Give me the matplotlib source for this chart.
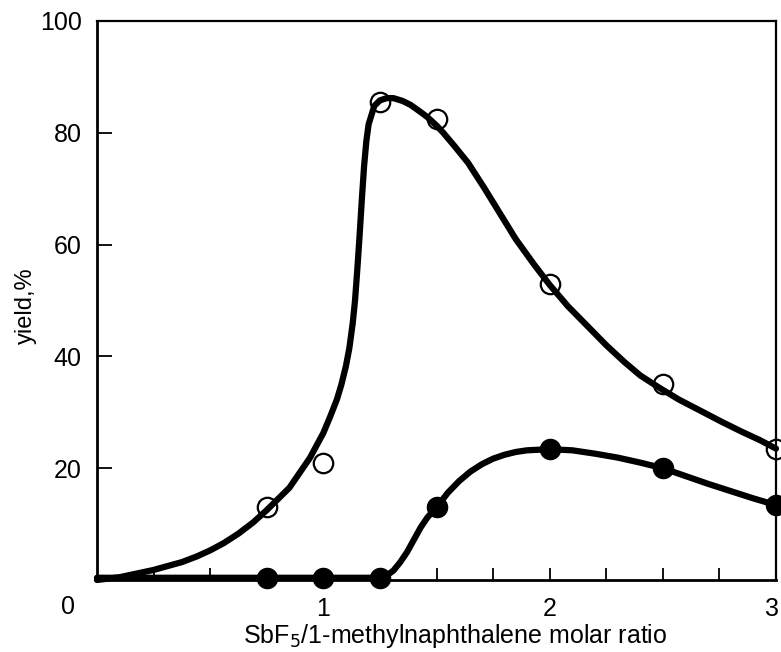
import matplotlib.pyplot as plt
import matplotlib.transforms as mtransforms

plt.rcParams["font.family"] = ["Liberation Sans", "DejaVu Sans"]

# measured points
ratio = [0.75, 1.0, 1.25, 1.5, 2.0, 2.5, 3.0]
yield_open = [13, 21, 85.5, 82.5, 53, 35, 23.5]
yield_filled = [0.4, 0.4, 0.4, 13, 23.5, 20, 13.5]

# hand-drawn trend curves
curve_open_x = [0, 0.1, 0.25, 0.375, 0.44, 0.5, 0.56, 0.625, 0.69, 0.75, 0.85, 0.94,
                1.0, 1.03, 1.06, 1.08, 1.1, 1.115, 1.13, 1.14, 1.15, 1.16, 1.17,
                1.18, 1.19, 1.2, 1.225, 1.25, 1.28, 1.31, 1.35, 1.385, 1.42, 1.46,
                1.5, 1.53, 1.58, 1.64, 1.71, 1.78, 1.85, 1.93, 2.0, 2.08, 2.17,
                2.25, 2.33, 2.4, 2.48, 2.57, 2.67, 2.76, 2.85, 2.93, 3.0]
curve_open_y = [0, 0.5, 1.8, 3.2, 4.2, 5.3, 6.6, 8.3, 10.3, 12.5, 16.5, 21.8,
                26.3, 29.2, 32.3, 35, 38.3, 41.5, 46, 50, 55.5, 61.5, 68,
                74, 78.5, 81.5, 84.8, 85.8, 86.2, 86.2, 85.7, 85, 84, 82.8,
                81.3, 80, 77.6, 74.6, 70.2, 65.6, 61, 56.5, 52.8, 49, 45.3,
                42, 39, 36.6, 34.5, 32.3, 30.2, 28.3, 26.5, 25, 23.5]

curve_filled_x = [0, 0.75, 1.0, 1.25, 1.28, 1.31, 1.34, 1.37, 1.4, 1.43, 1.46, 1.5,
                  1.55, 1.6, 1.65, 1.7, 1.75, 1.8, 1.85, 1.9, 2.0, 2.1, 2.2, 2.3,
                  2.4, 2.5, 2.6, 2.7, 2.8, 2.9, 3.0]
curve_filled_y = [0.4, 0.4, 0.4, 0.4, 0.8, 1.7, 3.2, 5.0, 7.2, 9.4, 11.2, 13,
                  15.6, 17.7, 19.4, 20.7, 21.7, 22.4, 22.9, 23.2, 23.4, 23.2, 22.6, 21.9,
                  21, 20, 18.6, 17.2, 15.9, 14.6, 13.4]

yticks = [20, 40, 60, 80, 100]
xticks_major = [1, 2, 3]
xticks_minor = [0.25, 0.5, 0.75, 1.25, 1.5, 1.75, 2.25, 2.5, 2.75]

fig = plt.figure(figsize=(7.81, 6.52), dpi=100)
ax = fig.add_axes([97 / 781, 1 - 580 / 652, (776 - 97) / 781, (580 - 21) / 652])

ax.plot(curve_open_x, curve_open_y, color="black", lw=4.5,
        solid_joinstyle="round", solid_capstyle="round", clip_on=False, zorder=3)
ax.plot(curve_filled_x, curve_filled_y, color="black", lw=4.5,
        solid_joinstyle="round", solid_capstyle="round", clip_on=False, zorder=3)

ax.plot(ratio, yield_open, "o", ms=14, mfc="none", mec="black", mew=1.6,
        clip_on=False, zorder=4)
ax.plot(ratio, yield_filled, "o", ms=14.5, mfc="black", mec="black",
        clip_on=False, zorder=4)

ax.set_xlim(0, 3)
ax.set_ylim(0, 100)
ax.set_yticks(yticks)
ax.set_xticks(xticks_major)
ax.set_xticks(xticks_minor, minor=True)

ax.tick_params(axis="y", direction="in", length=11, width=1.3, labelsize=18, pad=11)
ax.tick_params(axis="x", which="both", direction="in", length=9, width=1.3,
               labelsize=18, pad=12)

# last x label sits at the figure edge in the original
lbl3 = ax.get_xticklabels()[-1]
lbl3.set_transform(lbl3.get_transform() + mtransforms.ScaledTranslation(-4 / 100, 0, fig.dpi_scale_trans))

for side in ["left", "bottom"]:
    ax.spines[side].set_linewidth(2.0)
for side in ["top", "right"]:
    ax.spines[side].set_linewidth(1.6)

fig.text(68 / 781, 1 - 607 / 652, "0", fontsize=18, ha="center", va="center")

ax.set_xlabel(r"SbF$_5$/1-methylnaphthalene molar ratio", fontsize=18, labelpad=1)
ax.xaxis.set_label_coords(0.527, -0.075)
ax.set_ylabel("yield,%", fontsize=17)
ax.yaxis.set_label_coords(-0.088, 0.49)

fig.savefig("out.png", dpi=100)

_____

Skip the pictures and restate exactly the lines from the beginning of the listing to the line with "yield_filled = [0.4, 0.4, 0.4, 13, 23.5, 20, 13.5]", that line included.

Give me the matplotlib source for this chart.
import matplotlib.pyplot as plt
import matplotlib.transforms as mtransforms

plt.rcParams["font.family"] = ["Liberation Sans", "DejaVu Sans"]

# measured points
ratio = [0.75, 1.0, 1.25, 1.5, 2.0, 2.5, 3.0]
yield_open = [13, 21, 85.5, 82.5, 53, 35, 23.5]
yield_filled = [0.4, 0.4, 0.4, 13, 23.5, 20, 13.5]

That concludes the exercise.